Certain infinite subsets of $k_\omega$-spaces have an infinite closed discrete subspace 
A Hausdorff space $( X , \mathcal{T} )$ is said to be a $k_\omega$-space if there is a countable collection $X_n$, $n \in \mathbb{N}$ of compact subsets of $X$ such that

*

*$X_n \subseteq X_{n+1}$, for all $n$,

*$X = \bigcup_{n=1}^\infty X_n$,

*any subset $A$ of $X$ is closed if and only if $A \cap X_n$ is compact for each $n \in \mathbb{N}$.

If $S$ is an infinite subset of the $k_\omega$-space $( X , \mathcal{T} )$, such that $S$ is not contained in any $X_n$, $n \in \mathbb{N}$, then $S$ has an infinite discrete closed subspace.

I notice that in order to prove this, it suffices to show that there exists  collection of open sets $U_n \subset X_n$ but $U_n \not\subset X_{n-1}$. However, I can not construct such collection of open sets by just the properties stated above like Hausdorff and $k_\omega$-space.  Can someone give me a hint?
The above information is from the Ebook, Topology Without Tears by Sidney A. Morris around Page 290.
 A: If $S$ is infinite and not contained in any single $X_{n}$, then the set $\{ n \in \mathbb{N} : S \cap (X_n \setminus X_{n-1} ) \neq \emptyset \}$ is infinite, and we may recursively pick $x_1 , x_2 , \ldots \in S$ such that for each $k \in \mathbb{N}$ there is an $n \in \mathbb{N}$ such that $S \cap X_n = \{ x_1 , \ldots , x_k \}$. (Let $n_1 = \min \{ n \in \mathbb{N} : S \cap X_n \neq \emptyset \}$ and pick $x_1 \in S \cap X_{n_1}$; given appropriate $n_1 < \cdots < n_{k-1}$ let $n_k = \min \{ n \in \mathbb{N} : S \cap ( X_n \setminus X_{n_{k-1}} ) \neq \emptyset \}$ and pick $x_k \in S \cap (X_{n_k} \setminus X_{n_{k-1}} )$.)
I claim that $A = \{ x_1 , x_2 , \ldots \}$ is closed discrete.  


*

*Note that as the $X_n$ are increasing, by our choice of the $x_k$ it follows that $A \cap X_n$ is finite, and hence compact, for each $n$, meaning that $A$ is closed in $X$.

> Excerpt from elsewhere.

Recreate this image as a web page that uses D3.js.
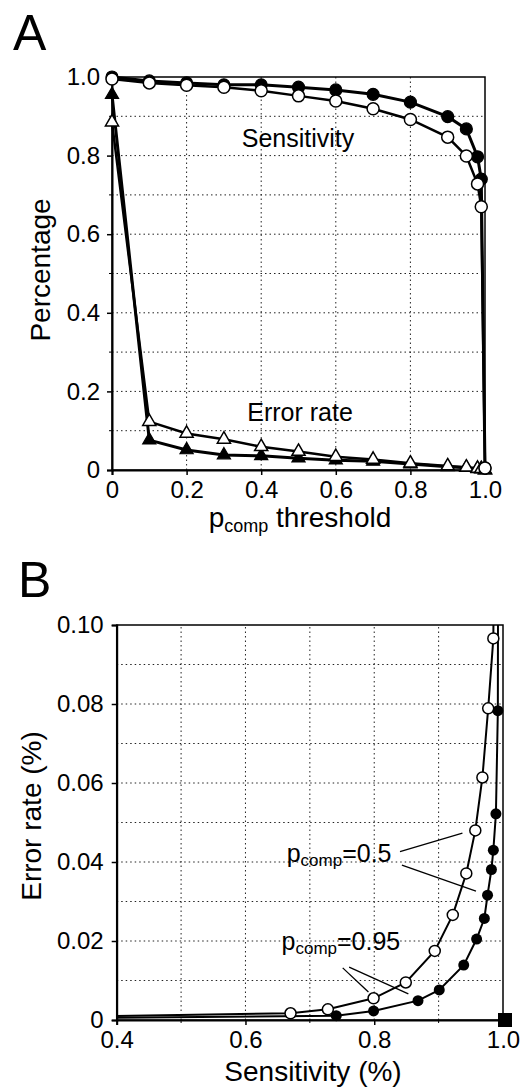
<!DOCTYPE html>
<html><head><meta charset="utf-8">
<script src="https://cdn.jsdelivr.net/npm/d3@7"></script>
<style>
body{margin:0;background:#fff;}
svg{display:block;font-family:"Liberation Sans",Arial,sans-serif;}
</style></head><body>
<svg id="c" width="525" height="1089"></svg>
<script>
// ---------- Panel A data ----------
const thresholds   = [0,0.1,0.2,0.3,0.4,0.5,0.6,0.7,0.8,0.9,0.95,0.98,0.99,1.0];
const sensFilledA  = [1.0,0.99,0.985,0.98,0.98,0.974,0.967,0.956,0.936,0.899,0.868,0.797,0.74,0.005];
const sensOpenA    = [0.995,0.985,0.979,0.974,0.965,0.952,0.939,0.919,0.892,0.847,0.799,0.728,0.67,0.005];
const errFilledA   = [0.955,0.076,0.051,0.038,0.036,0.030,0.025,0.022,0.015,0.008,0.006,0.003,0.002,0];
const errOpenA     = [0.885,0.123,0.093,0.078,0.059,0.047,0.034,0.027,0.017,0.010,0.007,0.004,0.003,0];
const xTicksA = [0,0.2,0.4,0.6,0.8,1.0];
const xTickLabelsA = ["0","0.2","0.4","0.6","0.8","1.0"];
const yTicksA = [0,0.2,0.4,0.6,0.8,1.0];
const yTickLabelsA = ["0","0.2","0.4","0.6","0.8","1.0"];

// ---------- Panel B data ----------
const sensOpenB  = [0.005,0.67,0.728,0.799,0.849,0.894,0.922,0.943,0.957,0.968,0.977,0.985,0.986,0.995];
const errOpenB   = [0,0.0017,0.0027,0.0055,0.0095,0.0175,0.0266,0.0371,0.048,0.0614,0.0789,0.0966,0.123,0.885];
const markOpenB  = [false,true,true,true,true,true,true,true,true,true,true,true,false,false];
const sensFilledB = [0.005,0.741,0.799,0.868,0.901,0.939,0.959,0.971,0.976,0.982,0.985,0.989,0.992,1.0];
const errFilledB  = [0,0.0011,0.0023,0.0049,0.0076,0.0139,0.0205,0.0257,0.0316,0.0381,0.043,0.0522,0.0783,0.955];
const markFilledB = [false,true,true,true,true,true,true,true,true,true,true,true,true,false];
const idealPoint = {sens:1.0, err:0};
const xTicksB = [0.4,0.6,0.8,1.0];
const xTickLabelsB = ["0.4","0.6","0.8","1.0"];
const yTicksB = [0,0.02,0.04,0.06,0.08,0.10];
const yTickLabelsB = ["0","0.02","0.04","0.06","0.08","0.10"];
const annotLabels = [{text:"=0.5", sens:0.664, err:0.040},{text:"=0.95", sens:0.656, err:0.0177}];
const leaderLines = [
  [[0.840,0.0426],[0.937,0.0473]],
  [[0.843,0.0392],[0.958,0.0326]],
  [[0.751,0.0132],[0.791,0.0071]],
  [[0.761,0.0134],[0.853,0.0066]]
];

const svg = d3.select("#c");
const FONT = 24;
const TITLE = 28;

function dotted(g, lines){
  g.selectAll(null).data(lines).enter().append("line")
   .attr("x1",d=>d[0]).attr("y1",d=>d[1]).attr("x2",d=>d[2]).attr("y2",d=>d[3])
   .attr("stroke","#222").attr("stroke-width",1).attr("stroke-dasharray","1.5,3");
}

// ================= Panel A =================
{
  const x = d3.scaleLinear().domain([0,1]).range([112,485]);
  const y = d3.scaleLinear().domain([0,1]).range([470,77]);
  const g = svg.append("g");
  const hg = d3.range(1,10).map(i=>i/10);
  dotted(g, hg.map(v=>[x(0),y(v),x(1),y(v)]));
  dotted(g, [0.2,0.4,0.6,0.8].map(v=>[x(v),y(0),x(v),y(1)]));
  g.append("rect").attr("x",x(0)).attr("y",y(1)).attr("width",x(1)-x(0)).attr("height",y(0)-y(1))
   .attr("fill","none").attr("stroke","#000").attr("stroke-width",1.5);
  const ya = d3.axisLeft(y).tickValues(yTicksA).tickSize(5).tickPadding(7)
      .tickFormat((d,i)=>yTickLabelsA[i]);
  const ga = g.append("g").attr("transform",`translate(${x(0)},0)`).call(ya);
  const xa = d3.axisBottom(x).tickValues(xTicksA).tickSize(5).tickPadding(6)
      .tickFormat((d,i)=>xTickLabelsA[i]);
  const gb = g.append("g").attr("transform",`translate(0,${y(0)})`).call(xa);
  [ga,gb].forEach(a=>{
    a.select(".domain").attr("stroke-width",2);
    a.selectAll(".tick line").attr("stroke-width",1.5);
    a.selectAll("text").attr("font-size",FONT).attr("fill","#000").attr("font-family","Liberation Sans, Arial, sans-serif");
  });
  g.selectAll(null).data(hg.filter((v,i)=>i%2===0)).enter().append("line")
   .attr("x1",x(0)-3).attr("x2",x(0)).attr("y1",d=>y(d)).attr("y2",d=>y(d)).attr("stroke","#000");

  const line = d3.line().x(d=>x(d[0])).y(d=>y(d[1]));
  const pts = arr => thresholds.map((t,i)=>[t,arr[i]]);
  g.append("path").attr("d",line(pts(errFilledA))).attr("fill","none").attr("stroke","#000").attr("stroke-width",3);
  g.append("path").attr("d",line(pts(errOpenA))).attr("fill","none").attr("stroke","#000").attr("stroke-width",2.5);
  g.append("path").attr("d",line(pts(sensOpenA))).attr("fill","none").attr("stroke","#000").attr("stroke-width",2.5);
  g.append("path").attr("d",line(pts(sensFilledA))).attr("fill","none").attr("stroke","#000").attr("stroke-width",3);
  const tri = d3.symbol().type(d3.symbolTriangle).size(75);
  g.selectAll(null).data(pts(errFilledA)).enter().append("path")
   .attr("d",tri).attr("transform",d=>`translate(${x(d[0])},${y(d[1])})`)
   .attr("fill","#000").attr("stroke","#000").attr("stroke-width",1.2);
  g.selectAll(null).data(pts(errOpenA)).enter().append("path")
   .attr("d",tri).attr("transform",d=>`translate(${x(d[0])},${y(d[1])})`)
   .attr("fill","#fff").attr("stroke","#000").attr("stroke-width",1.5);
  g.selectAll(null).data(pts(sensFilledA)).enter().append("circle")
   .attr("cx",d=>x(d[0])).attr("cy",d=>y(d[1])).attr("r",6)
   .attr("fill","#000").attr("stroke","#000").attr("stroke-width",1.2);
  g.selectAll(null).data(pts(sensOpenA)).enter().append("circle")
   .attr("cx",d=>x(d[0])).attr("cy",d=>y(d[1])).attr("r",6)
   .attr("fill","#fff").attr("stroke","#000").attr("stroke-width",1.5);

  g.append("text").attr("x",298).attr("y",147).attr("text-anchor","middle").attr("font-size",25).text("Sensitivity");
  g.append("text").attr("x",300).attr("y",421).attr("text-anchor","middle").attr("font-size",25).text("Error rate");
  g.append("text").attr("x",13).attr("y",50).attr("font-size",50).text("A");
  g.append("text").attr("transform","translate(50,270) rotate(-90)").attr("text-anchor","middle").attr("font-size",TITLE).text("Percentage");
  const t = g.append("text").attr("x",300).attr("y",527).attr("text-anchor","middle").attr("font-size",TITLE);
  t.append("tspan").text("p");
  t.append("tspan").attr("font-size",18).attr("baseline-shift","-25%").text("comp");
  t.append("tspan").text(" threshold");
}

// ================= Panel B =================
{
  const x = d3.scaleLinear().domain([0.4,1.0]).range([116.7,503]);
  const y = d3.scaleLinear().domain([0,0.1]).range([1020,625]);
  const g = svg.append("g");
  svg.append("defs").append("clipPath").attr("id","clipB").append("rect")
    .attr("x",x(0.4)).attr("y",y(0.1)).attr("width",x(1)-x(0.4)).attr("height",y(0)-y(0.1));
  dotted(g, d3.range(1,10).map(i=>i/100).map(v=>[x(0.4),y(v),x(1),y(v)]));
  dotted(g, [0.5,0.6,0.7,0.8,0.9].map(v=>[x(v),y(0),x(v),y(0.1)]));
  g.append("rect").attr("x",x(0.4)).attr("y",y(0.1)).attr("width",x(1)-x(0.4)).attr("height",y(0)-y(0.1))
   .attr("fill","none").attr("stroke","#000").attr("stroke-width",1.5);
  const ya = d3.axisLeft(y).tickValues(yTicksB).tickSize(5).tickPadding(8)
      .tickFormat((d,i)=>yTickLabelsB[i]);
  const ga = g.append("g").attr("transform",`translate(${x(0.4)},0)`).call(ya);
  const xa = d3.axisBottom(x).tickValues(xTicksB).tickSize(5).tickPadding(6)
      .tickFormat((d,i)=>xTickLabelsB[i]);
  const gb = g.append("g").attr("transform",`translate(0,${y(0)})`).call(xa);
  [ga,gb].forEach(a=>{
    a.select(".domain").attr("stroke-width",2);
    a.selectAll(".tick line").attr("stroke-width",1.5);
    a.selectAll("text").attr("font-size",FONT).attr("fill","#000").attr("font-family","Liberation Sans, Arial, sans-serif");
  });
  g.selectAll(null).data([0.5,0.7,0.9]).enter().append("line")
   .attr("x1",d=>x(d)).attr("x2",d=>x(d)).attr("y1",y(0)).attr("y2",y(0)+3).attr("stroke","#000");

  const line = d3.line().x(d=>x(d[0])).y(d=>y(d[1]));
  const open = sensOpenB.map((s,i)=>[s,errOpenB[i],markOpenB[i]]);
  const filled = sensFilledB.map((s,i)=>[s,errFilledB[i],markFilledB[i]]);
  const lg = g.append("g").attr("clip-path","url(#clipB)");
  lg.append("path").attr("d",line(open)).attr("fill","none").attr("stroke","#000").attr("stroke-width",2);
  lg.append("path").attr("d",line(filled)).attr("fill","none").attr("stroke","#000").attr("stroke-width",2);

  g.selectAll(null).data(leaderLines).enter().append("line")
   .attr("x1",d=>x(d[0][0])).attr("y1",d=>y(d[0][1])).attr("x2",d=>x(d[1][0])).attr("y2",d=>y(d[1][1]))
   .attr("stroke","#000").attr("stroke-width",1.3);

  g.selectAll(null).data(filled.filter(d=>d[2])).enter().append("circle")
   .attr("cx",d=>x(d[0])).attr("cy",d=>y(d[1])).attr("r",5.5).attr("fill","#000");
  g.selectAll(null).data(open.filter(d=>d[2])).enter().append("circle")
   .attr("cx",d=>x(d[0])).attr("cy",d=>y(d[1])).attr("r",5.5).attr("fill","#fff").attr("stroke","#000").attr("stroke-width",1.5);
  g.append("rect").attr("x",x(idealPoint.sens)-5).attr("y",y(idealPoint.err)-7).attr("width",14).attr("height",14).attr("fill","#000");

  annotLabels.forEach(a=>{
    const t = g.append("text").attr("x",x(a.sens)).attr("y",y(a.err)).attr("font-size",25);
    t.append("tspan").text("p");
    t.append("tspan").attr("font-size",17).attr("baseline-shift","-25%").text("comp");
    t.append("tspan").attr("baseline-shift","0%").text(a.text);
  });

  g.append("text").attr("x",18).attr("y",597).attr("font-size",50).text("B");
  g.append("text").attr("transform","translate(41,816) rotate(-90)").attr("text-anchor","middle").attr("font-size",TITLE).text("Error rate (%)");
  g.append("text").attr("x",313).attr("y",1081).attr("text-anchor","middle").attr("font-size",TITLE).text("Sensitivity (%)");
}
</script>
</body></html>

*In fact, using the same reasoning as above, all subsets of $A$ are closed in $X$. In particular, for each $k \in \mathbb{N}$ as $A \setminus \{ x_k \}$ is closed in $X$, then $X \setminus ( A \setminus \{ x_k \} ) = \{ x_k \} \cup ( X \setminus A )$ is an open neighborhood of $x_k$ whose intersection with $A$ is $\{ x_k \}$.  Thus $A$ is a discrete subset of $X$.